UK, Baylor deliver game to remember

ByMECHELLE VOEPEL
December 7, 2013, 2:12 AM

— -- The day before the Kentucky-Baylor women's basketball game, I was talking to a colleague about what we might see from these two undefeated teams. I was fearful of the worst. This is a mostly young and inexperienced Baylor team. Kentucky runs around like crazy, typically plays great defense, but doesn't always put the ball in the basket.

Plus, the game was in the cavernous AT&T Stadium in Arlington, Texas -- home of the Cowboys -- and venues like that sometimes can mess with shooters' depth perception. I was just hoping it wouldn't be a dreary, low-scoring affair.

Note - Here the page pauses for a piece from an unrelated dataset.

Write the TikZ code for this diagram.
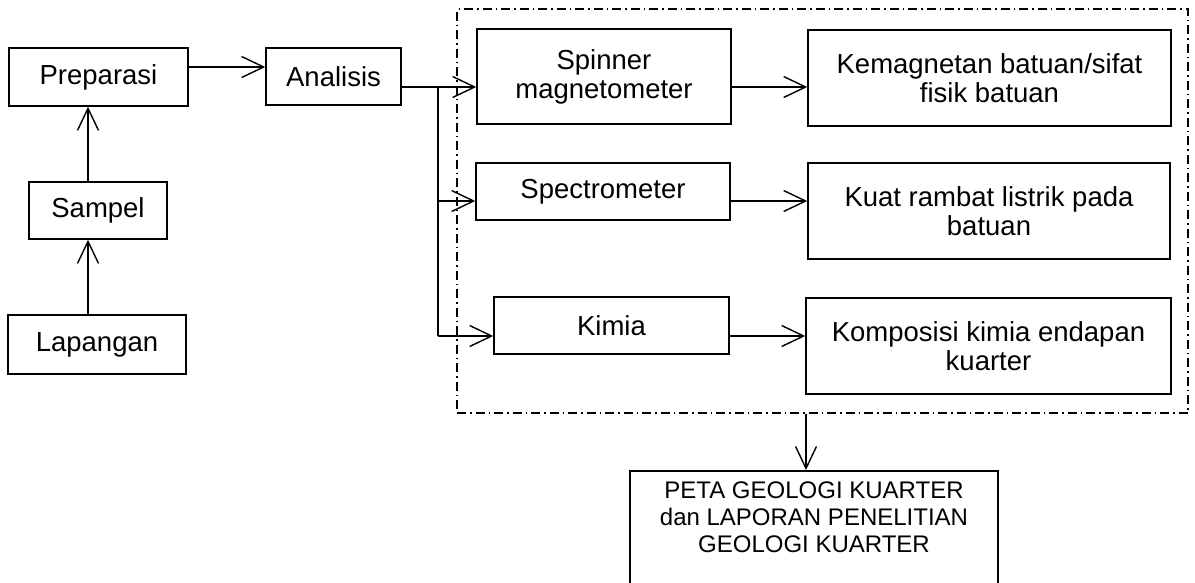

So what happened? A "Twilight Zone/Outer Limits/X-Files" kind of game. I was worried there wouldn't be enough scoring? I might as well have been worried that Robinson Cano wasn't going to get enough money.

Kentucky 133, Baylor 130, four overtimes. And the number of people who looked at this score and said, "Holy (blank)!" That would be a lot more than 263, which as the combined score was the most points ever in a Division I women's hoops game.

This proves it: Everything is bigger in Texas.

The Wildcats and Lady Bears threw us media pundits an unhittable curve: How do you find the necessary hyperbole for a game that pretty much defies hyperbole? We're still shaking our head wondering how it happened.

Let's put it this way: Wouldn't it be way more believable if the game had ended 47-43? You know, a kind of a gross, gritty defensive battle? Instead, those numbers represented the point totals for Baylor's Odyssey Sims and Kentucky's Jennifer O'Neill. Yeah, that's right: a combined 90 points from two guards who both wear the jersey number "zero."

You truly could not make this stuff up.

Sims, a senior, is the lone returning starter from a Baylor squad that was No. 1 most of last season before a soul-crushing upset at the hands of Louisville in the Sweet 16. Sims was utterly inconsolable after that game. But her Baylor career was not over, even if it probably felt like it to her that painful night.

She still had this season left -- as did fellow seniors Makenzie Robertson and Mariah Chandler. They would be joined by a terrific five-member freshman class, plus Baylor had four sophomores returning. Sims was clearly going to be the superstar of a very different-looking Baylor team. We couldn't be sure how good that squad would be.

Friday gave us an idea, to say the least. Seven Baylor players fouled out -- including Sims in the first overtime -- and yet the Lady Bears were still an "almost" 3-pointer away from sending it to a fifth overtime. (At which point, I think the waiting men's teams from Baylor and Kentucky might have agreed to just let coaches Scott Drew and John Calipari "virtually" play the game on PlayStation.)

Instead, Kentucky's women got to celebrate another big victory, adding to their triumph over rival Louisville on Sunday. And Baylor fans may have been left saying, "OK, enough with these darn teams from the Bluegrass State; they are making us miserable!"

But, in reality, this wasn't a game that Baylor should feel any regret over. The Lady Bears found out how deep they could dig. Which was important, because there were more questions about Baylor going into this season than any other top program. How would they do without Brittney Griner and the other seniors who'd logged so many minutes the past four years? Would they be able to solidify a new identity by NCAA tournament time?

Friday's game gave this current group something that belongs to them. It has nothing to do with the past. It's a signature game for Baylor 2013-14, even if the Lady Bears didn't win it.

And what of Kentucky? The junior O'Neill put on a dazzling show that befits her Big Apple personality (she's from the Bronx). And she did so off the bench.

This is the fourth time this year that the Wildcats have topped the century mark in scoring. Coach Matthew Mitchell has been very outspoken in recent seasons about wanting the Wildcats to be more than a team that wins primarily with disruptive defense. He really wants them to have an offense that is fun to watch.

The Wildcats might walk away from this game thinking they probably should have put it away earlier. But they know that they didn't let up, either, and that they've learned something about themselves, too.

And for those of us watching … wow, it really did happen. Now it goes into the record books. We didn't know what kind of game it was going to be. We figured it could be entertaining. But 263 points of entertaining?

It's safe to say this unforgettable December gem was an early holiday present we were not expecting.